The solution proposed above addresses this management and maintenance issue by automating the surveys, data processing and preliminary analysis. Since the monitoring and data processing happen automatically, it is much less likely to be skipped or forgotten, addressing both the lack of resources and continuity issues.

The proposed solution also provides a high level of flexibility. Surveys can be scheduled for whatever frequency is necessary, and this can be changed to accommodate local conditions.  

For example, weather and seismic events can be contributing factors to tailings dam failure. Unusual levels of runoff, snowmelt or rainfall can overstress a dam. With an autonomous drone you can easily program it to fly more frequently when these conditions arise, detecting incipient problems before they become serious. If the typical monitoring flight happens every week, but there has been a recent seismic or significant rainfall event, the frequency of flights can be increased to as often as every hour. 
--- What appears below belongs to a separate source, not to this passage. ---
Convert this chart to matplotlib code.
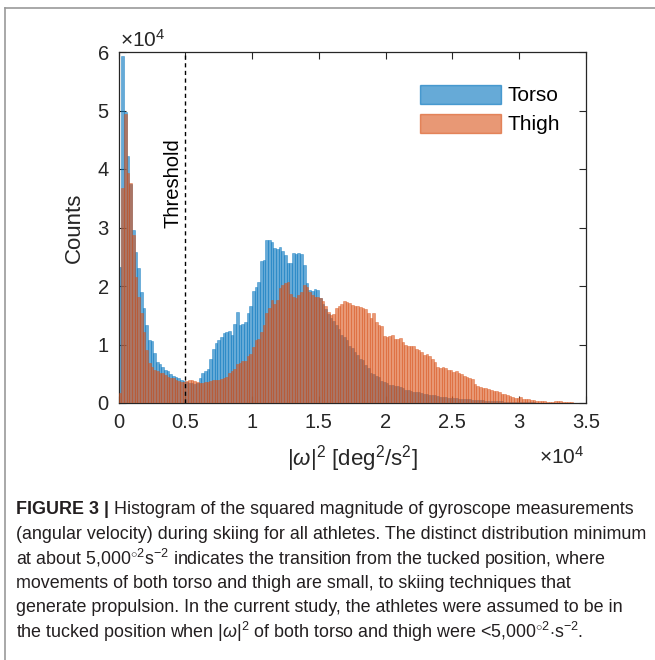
import matplotlib
matplotlib.use('Agg')
import matplotlib.pyplot as plt
from matplotlib.patches import Patch
from matplotlib.lines import Line2D
import numpy as np

# ---------------- data (counts in thousands per 200-unit bin) ----------------
bin_width = 200
torso = [23.3, 59.4, 49.8, 42.3, 37.4, 29.6, 25.8, 23.0, 19.0, 16.2,
         13.3, 10.8, 10.6, 8.5, 7.0, 6.7, 6.2, 5.6, 5.4, 5.0,
         4.6, 4.4, 4.2, 4.0, 3.8,
         3.6, 3.5, 3.4, 3.3, 3.5,
         4.2, 5.1, 5.4, 5.8, 7.5, 9.2, 10.2, 10.8, 11.2, 12.0,
         12.2, 12.3, 11.7, 13.5, 15.6, 13.3, 13.5, 13.9, 15.3, 16.6,
         19.2, 19.9, 20.7, 24.2, 24.4, 27.8, 27.9, 27.5, 26.5, 26.3, 26.6,
         25.9, 25.3, 23.9, 23.9, 25.6, 25.4, 25.6, 25.4, 23.6, 20.5,
         19.4, 19.2, 19.5, 19.3, 17.9, 17.0, 16.0, 15.2, 14.6, 14.0,
         13.4, 12.6, 11.6, 11.3, 10.8, 9.8, 9.4, 8.8, 8.2, 7.6,
         7.4, 6.5, 6.0, 5.1, 5.0, 4.6, 4.4, 3.8, 3.6, 3.4,
         3.1, 3.0,
         2.9, 2.9, 2.7, 2.6, 2.3, 2.2, 2.0, 1.9, 1.8, 1.8,
         1.7, 1.6, 1.5, 1.4, 1.4, 1.3, 1.2, 1.1, 1.0, 1.0,
         0.9, 0.9, 0.8, 0.8, 0.7, 0.7, 0.65, 0.6, 0.6, 0.55,
         0.5, 0.5, 0.45, 0.45, 0.4, 0.4, 0.35, 0.35, 0.3, 0.3,
         0.28, 0.25, 0.25, 0.22, 0.2, 0.2, 0.18, 0.15, 0.15, 0.12,
         0.12, 0.1, 0.1, 0.08, 0.08, 0.07, 0.06, 0.06, 0.05, 0.05,
         0.04, 0.04, 0.03, 0.03, 0.03, 0.02, 0.02, 0.02, 0.01, 0.01, 0.01]
thigh = [1.7, 36.7, 49.4, 39.3, 37.6, 28.7, 21.6, 18.2, 15.3, 12.2,
         9.0, 6.8, 6.1, 5.6, 5.4, 5.2, 5.1, 4.8, 4.4, 4.2,
         4.2, 3.9, 3.8, 3.6, 3.6,
         3.8, 3.9, 3.9, 3.8, 3.6, 3.5, 3.5, 3.6, 3.6, 3.7,
         3.9, 3.9, 4.0, 4.1, 4.3,
         4.4, 5.1, 5.4, 5.8, 6.6, 6.9, 7.1, 7.1, 8.1, 8.4,
         9.5, 10.7, 10.9, 12.2, 13.3, 15.3, 16.3, 17.6, 16.9, 17.6, 19.6,
         20.2, 20.5, 20.6, 18.6, 18.2, 17.9, 18.5, 18.9, 20.2, 19.8,
         19.0, 18.5, 18.2, 18.2, 17.9, 17.5, 16.5, 15.5, 15.0, 15.2,
         16.2, 16.6, 17.0, 17.4, 17.3, 17.1, 16.8, 16.6, 16.5, 16.4,
         16.2, 16.0, 15.3, 14.5, 15.3, 13.9, 13.3, 13.1, 11.4, 11.3,
         11.5, 11.6,
         10.9, 10.9, 11.1, 10.5, 10.0, 9.8, 9.8, 9.8, 9.3, 9.0,
         8.8, 8.2, 8.4, 8.0, 7.6, 7.0, 6.2, 5.9, 6.1, 6.0,
         5.7, 5.6, 5.3, 5.4, 5.2,
         4.9, 4.7, 4.4, 4.2, 4.1, 3.2, 2.9, 2.8, 2.5, 2.5,
         2.4, 2.2, 2.1, 2.0, 1.8, 1.6, 1.5, 1.3, 1.2, 1.1,
         0.9, 0.9, 1.1, 0.7, 0.6, 0.6, 0.5, 0.5, 0.4, 0.4,
         0.3, 0.3, 0.25, 0.2, 0.2, 0.3, 0.3, 0.3, 0.25, 0.2,
         0.1, 0.1, 0.05, 0.05, 0.03, 0.02]
series_names = ['Torso', 'Thigh']
x_ticks = [0, 5000, 10000, 15000, 20000, 25000, 30000, 35000]
x_tick_labels = ['0', '0.5', '1', '1.5', '2', '2.5', '3', '3.5']
y_ticks = [0, 10000, 20000, 30000, 40000, 50000, 60000]
y_tick_labels = ['0', '1', '2', '3', '4', '5', '6']
threshold = 5000

caption_lines = [
    " Histogram of the squared magnitude of gyroscope measurements",
    "(angular velocity) during skiing for all athletes. The distinct distribution minimum",
    r"at about 5,000$^{\circ 2}$s$^{-2}$ indicates the transition from the tucked position, where",
    "movements of both torso and thigh are small, to skiing techniques that",
    "generate propulsion. In the current study, the athletes were assumed to be in",
    r"the tucked position when |$\omega$|$^2$ of both torso and thigh were <5,000$^{\circ 2}$$\cdot$s$^{-2}$.",
]

# ---------------- style ----------------
plt.rcParams['font.family'] = ['Liberation Sans', 'DejaVu Sans']
plt.rcParams['mathtext.fontset'] = 'custom'
plt.rcParams['mathtext.rm'] = 'Liberation Sans'
plt.rcParams['mathtext.it'] = 'Liberation Sans:italic'
plt.rcParams['mathtext.bf'] = 'Liberation Sans:bold'

W, H = 655, 660
fig = plt.figure(figsize=(W / 100, H / 100), dpi=100)
fig.patch.set_facecolor('white')

def fx(px):
    return px / W

def fy(py):
    return 1 - py / H

ax_l, ax_r, ax_t, ax_b = 118.5, 586, 52, 403
ax = fig.add_axes([fx(ax_l), fy(ax_b), fx(ax_r) - fx(ax_l), fy(ax_t) - fy(ax_b)])

blue = (0.0, 0.447, 0.741)
orange = (0.85, 0.325, 0.098)
edges = np.arange(len(torso) + 1) * bin_width
ax.bar(edges[:len(torso)], np.array(torso) * 1000, width=bin_width, align='edge',
       color=blue, alpha=0.6, edgecolor=blue, linewidth=0.45, zorder=2)
edges2 = np.arange(len(thigh) + 1) * bin_width
ax.bar(edges2[:len(thigh)], np.array(thigh) * 1000, width=bin_width, align='edge',
       color=orange, alpha=0.6, edgecolor=orange, linewidth=0.45, zorder=3)

ax.axvline(threshold, color='black', linestyle=(0, (3, 2.5)), linewidth=1.0, zorder=4)
ax.text(threshold - 230, 37600, 'Threshold', rotation=90, ha='right', va='center',
        fontsize=14.5, color='black', zorder=5)

ax.set_xlim(0, 35000)
ax.set_ylim(0, 60000)
ax.set_xticks(x_ticks)
ax.set_xticklabels(x_tick_labels)
ax.set_yticks(y_ticks)
ax.set_yticklabels(y_tick_labels)
ax.tick_params(direction='in', length=5, width=0.8, labelsize=14.5, colors='#262626',
               top=True, right=True, pad=7)
for s in ax.spines.values():
    s.set_linewidth(0.9)
    s.set_color('#262626')

ax.set_ylabel('Counts', fontsize=16, color='#262626', labelpad=9)
ax.set_xlabel(r'$|\omega|^2$ [deg$^2$/s$^2$]', fontsize=16, color='#262626', labelpad=8)

fig.text(fx(120), fy(40), r'$\times10^4$', fontsize=15, color='#262626', ha='left', va='center')
fig.text(fx(584), fy(457), r'$\times10^4$', fontsize=15, color='#262626', ha='right', va='center')

handles = [Patch(facecolor=blue, edgecolor=blue, alpha=0.6, linewidth=1.0),
           Patch(facecolor=orange, edgecolor=orange, alpha=0.6, linewidth=1.0)]
leg = ax.legend(handles, series_names, loc='upper left', bbox_to_anchor=(fx(405), fy(70)),
                bbox_transform=fig.transFigure, frameon=False, fontsize=15,
                handlelength=3.9, handleheight=1.05, handletextpad=0.3, labelspacing=0.4,
                borderpad=0.2)

# ---------------- caption ----------------
cap_color = '#231f20'
cap_size = 12.9
line_y = [510, 534.4, 558.8, 583.2, 607.6, 632]
x0 = fx(16)
t0 = fig.text(x0, fy(line_y[0]), 'FIGURE 3 |', fontsize=cap_size, fontweight='bold',
              color=cap_color, ha='left', va='center')
fig.canvas.draw()
bb = t0.get_window_extent(renderer=fig.canvas.get_renderer())
fig.text(bb.x1 / W, fy(line_y[0]), caption_lines[0], fontsize=cap_size, color=cap_color,
         ha='left', va='center')
for ly, line in zip(line_y[1:], caption_lines[1:]):
    fig.text(x0, fy(ly), line, fontsize=cap_size, color=cap_color, ha='left', va='center')

# frame of the figure panel
fig.add_artist(Line2D([fx(5), 1.0], [fy(8), fy(8)], transform=fig.transFigure,
                      color='#9a9a9a', linewidth=1.2))
fig.add_artist(Line2D([fx(5), fx(5)], [fy(8), 0.0], transform=fig.transFigure,
                      color='#9a9a9a', linewidth=1.2))

fig.savefig('out.png', dpi=100, facecolor='white')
It is the autonomous nature of this solution that makes it so compelling. Once it is set up, there is no other human involvement necessary. The flights, data upload, data processing and communication of results all happen automatically. Once they are happy that the data collection and processing is being done correctly, all the mine cares about is the data. With the autonomous drone solution they will receive the data automatically and can focus their time and expertise on detailed analysis and interpretation.